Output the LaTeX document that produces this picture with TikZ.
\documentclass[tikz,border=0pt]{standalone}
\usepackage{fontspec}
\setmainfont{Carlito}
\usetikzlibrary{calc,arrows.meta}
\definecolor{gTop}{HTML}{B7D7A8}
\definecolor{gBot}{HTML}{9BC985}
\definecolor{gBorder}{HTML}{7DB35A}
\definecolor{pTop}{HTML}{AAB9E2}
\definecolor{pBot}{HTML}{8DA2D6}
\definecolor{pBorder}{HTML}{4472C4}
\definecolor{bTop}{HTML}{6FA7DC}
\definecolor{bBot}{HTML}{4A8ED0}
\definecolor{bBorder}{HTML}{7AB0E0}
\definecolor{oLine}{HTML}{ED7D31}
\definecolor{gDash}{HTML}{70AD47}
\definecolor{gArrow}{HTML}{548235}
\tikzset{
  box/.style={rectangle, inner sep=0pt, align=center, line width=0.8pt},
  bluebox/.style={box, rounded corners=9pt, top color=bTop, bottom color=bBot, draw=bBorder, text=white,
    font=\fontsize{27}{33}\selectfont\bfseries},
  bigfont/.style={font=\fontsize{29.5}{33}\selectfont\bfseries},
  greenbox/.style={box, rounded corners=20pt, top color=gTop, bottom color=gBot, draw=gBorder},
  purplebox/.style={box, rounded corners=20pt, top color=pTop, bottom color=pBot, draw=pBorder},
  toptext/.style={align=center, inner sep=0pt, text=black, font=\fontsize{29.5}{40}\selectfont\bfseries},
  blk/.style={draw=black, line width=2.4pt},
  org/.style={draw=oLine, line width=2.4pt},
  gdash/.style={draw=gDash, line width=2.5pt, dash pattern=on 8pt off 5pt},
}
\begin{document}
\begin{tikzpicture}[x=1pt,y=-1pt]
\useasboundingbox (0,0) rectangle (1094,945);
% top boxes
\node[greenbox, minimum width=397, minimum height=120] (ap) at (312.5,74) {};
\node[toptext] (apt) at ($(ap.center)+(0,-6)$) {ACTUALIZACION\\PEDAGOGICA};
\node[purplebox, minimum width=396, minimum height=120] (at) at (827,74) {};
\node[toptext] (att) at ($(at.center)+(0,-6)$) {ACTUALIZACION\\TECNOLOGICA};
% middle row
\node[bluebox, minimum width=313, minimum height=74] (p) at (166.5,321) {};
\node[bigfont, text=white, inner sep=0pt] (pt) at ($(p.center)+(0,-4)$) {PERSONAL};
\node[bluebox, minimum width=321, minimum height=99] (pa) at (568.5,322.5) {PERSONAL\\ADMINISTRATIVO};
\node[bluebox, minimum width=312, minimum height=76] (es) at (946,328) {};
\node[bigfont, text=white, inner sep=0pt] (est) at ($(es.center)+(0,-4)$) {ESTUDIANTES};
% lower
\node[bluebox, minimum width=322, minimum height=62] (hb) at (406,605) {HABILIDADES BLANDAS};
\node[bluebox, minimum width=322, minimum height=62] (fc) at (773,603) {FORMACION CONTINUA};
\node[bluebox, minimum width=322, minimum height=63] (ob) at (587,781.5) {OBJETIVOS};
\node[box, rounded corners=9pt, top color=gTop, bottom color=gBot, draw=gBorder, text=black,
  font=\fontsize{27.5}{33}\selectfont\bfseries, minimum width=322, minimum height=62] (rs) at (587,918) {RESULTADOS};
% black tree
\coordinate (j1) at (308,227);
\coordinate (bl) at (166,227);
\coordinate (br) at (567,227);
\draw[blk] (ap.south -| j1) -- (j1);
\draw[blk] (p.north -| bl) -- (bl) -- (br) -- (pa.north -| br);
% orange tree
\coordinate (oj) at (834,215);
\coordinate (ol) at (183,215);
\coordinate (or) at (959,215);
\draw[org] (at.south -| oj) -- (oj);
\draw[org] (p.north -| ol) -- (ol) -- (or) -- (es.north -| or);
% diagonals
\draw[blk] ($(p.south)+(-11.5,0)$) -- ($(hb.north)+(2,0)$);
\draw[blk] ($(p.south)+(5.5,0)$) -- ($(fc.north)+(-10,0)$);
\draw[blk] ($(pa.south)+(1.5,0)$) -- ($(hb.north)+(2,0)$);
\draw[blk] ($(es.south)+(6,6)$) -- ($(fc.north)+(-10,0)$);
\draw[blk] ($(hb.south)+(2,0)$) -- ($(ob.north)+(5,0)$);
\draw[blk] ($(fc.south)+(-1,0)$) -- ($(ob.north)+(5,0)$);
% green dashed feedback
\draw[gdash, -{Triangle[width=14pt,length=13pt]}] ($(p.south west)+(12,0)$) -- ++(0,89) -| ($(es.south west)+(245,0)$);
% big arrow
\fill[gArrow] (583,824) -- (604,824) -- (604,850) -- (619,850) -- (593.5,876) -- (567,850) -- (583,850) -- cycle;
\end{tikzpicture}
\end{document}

DIRECTIONS: Copy out each line above, character for character.

SOLUTION TO THIS EXERCISE:
Output the LaTeX document that produces this picture with TikZ.
\documentclass[tikz,border=0pt]{standalone}
\usepackage{fontspec}
\setmainfont{Carlito}
\usetikzlibrary{calc,arrows.meta}
\definecolor{gTop}{HTML}{B7D7A8}
\definecolor{gBot}{HTML}{9BC985}
\definecolor{gBorder}{HTML}{7DB35A}
\definecolor{pTop}{HTML}{AAB9E2}
\definecolor{pBot}{HTML}{8DA2D6}
\definecolor{pBorder}{HTML}{4472C4}
\definecolor{bTop}{HTML}{6FA7DC}
\definecolor{bBot}{HTML}{4A8ED0}
\definecolor{bBorder}{HTML}{7AB0E0}
\definecolor{oLine}{HTML}{ED7D31}
\definecolor{gDash}{HTML}{70AD47}
\definecolor{gArrow}{HTML}{548235}
\tikzset{
  box/.style={rectangle, inner sep=0pt, align=center, line width=0.8pt},
  bluebox/.style={box, rounded corners=9pt, top color=bTop, bottom color=bBot, draw=bBorder, text=white,
    font=\fontsize{27}{33}\selectfont\bfseries},
  bigfont/.style={font=\fontsize{29.5}{33}\selectfont\bfseries},
  greenbox/.style={box, rounded corners=20pt, top color=gTop, bottom color=gBot, draw=gBorder},
  purplebox/.style={box, rounded corners=20pt, top color=pTop, bottom color=pBot, draw=pBorder},
  toptext/.style={align=center, inner sep=0pt, text=black, font=\fontsize{29.5}{40}\selectfont\bfseries},
  blk/.style={draw=black, line width=2.4pt},
  org/.style={draw=oLine, line width=2.4pt},
  gdash/.style={draw=gDash, line width=2.5pt, dash pattern=on 8pt off 5pt},
}
\begin{document}
\begin{tikzpicture}[x=1pt,y=-1pt]
\useasboundingbox (0,0) rectangle (1094,945);
% top boxes
\node[greenbox, minimum width=397, minimum height=120] (ap) at (312.5,74) {};
\node[toptext] (apt) at ($(ap.center)+(0,-6)$) {ACTUALIZACION\\PEDAGOGICA};
\node[purplebox, minimum width=396, minimum height=120] (at) at (827,74) {};
\node[toptext] (att) at ($(at.center)+(0,-6)$) {ACTUALIZACION\\TECNOLOGICA};
% middle row
\node[bluebox, minimum width=313, minimum height=74] (p) at (166.5,321) {};
\node[bigfont, text=white, inner sep=0pt] (pt) at ($(p.center)+(0,-4)$) {PERSONAL};
\node[bluebox, minimum width=321, minimum height=99] (pa) at (568.5,322.5) {PERSONAL\\ADMINISTRATIVO};
\node[bluebox, minimum width=312, minimum height=76] (es) at (946,328) {};
\node[bigfont, text=white, inner sep=0pt] (est) at ($(es.center)+(0,-4)$) {ESTUDIANTES};
% lower
\node[bluebox, minimum width=322, minimum height=62] (hb) at (406,605) {HABILIDADES BLANDAS};
\node[bluebox, minimum width=322, minimum height=62] (fc) at (773,603) {FORMACION CONTINUA};
\node[bluebox, minimum width=322, minimum height=63] (ob) at (587,781.5) {OBJETIVOS};
\node[box, rounded corners=9pt, top color=gTop, bottom color=gBot, draw=gBorder, text=black,
  font=\fontsize{27.5}{33}\selectfont\bfseries, minimum width=322, minimum height=62] (rs) at (587,918) {RESULTADOS};
% black tree
\coordinate (j1) at (308,227);
\coordinate (bl) at (166,227);
\coordinate (br) at (567,227);
\draw[blk] (ap.south -| j1) -- (j1);
\draw[blk] (p.north -| bl) -- (bl) -- (br) -- (pa.north -| br);
% orange tree
\coordinate (oj) at (834,215);
\coordinate (ol) at (183,215);
\coordinate (or) at (959,215);
\draw[org] (at.south -| oj) -- (oj);
\draw[org] (p.north -| ol) -- (ol) -- (or) -- (es.north -| or);
% diagonals
\draw[blk] ($(p.south)+(-11.5,0)$) -- ($(hb.north)+(2,0)$);
\draw[blk] ($(p.south)+(5.5,0)$) -- ($(fc.north)+(-10,0)$);
\draw[blk] ($(pa.south)+(1.5,0)$) -- ($(hb.north)+(2,0)$);
\draw[blk] ($(es.south)+(6,6)$) -- ($(fc.north)+(-10,0)$);
\draw[blk] ($(hb.south)+(2,0)$) -- ($(ob.north)+(5,0)$);
\draw[blk] ($(fc.south)+(-1,0)$) -- ($(ob.north)+(5,0)$);
% green dashed feedback
\draw[gdash, -{Triangle[width=14pt,length=13pt]}] ($(p.south west)+(12,0)$) -- ++(0,89) -| ($(es.south west)+(245,0)$);
% big arrow
\fill[gArrow] (583,824) -- (604,824) -- (604,850) -- (619,850) -- (593.5,876) -- (567,850) -- (583,850) -- cycle;
\end{tikzpicture}
\end{document}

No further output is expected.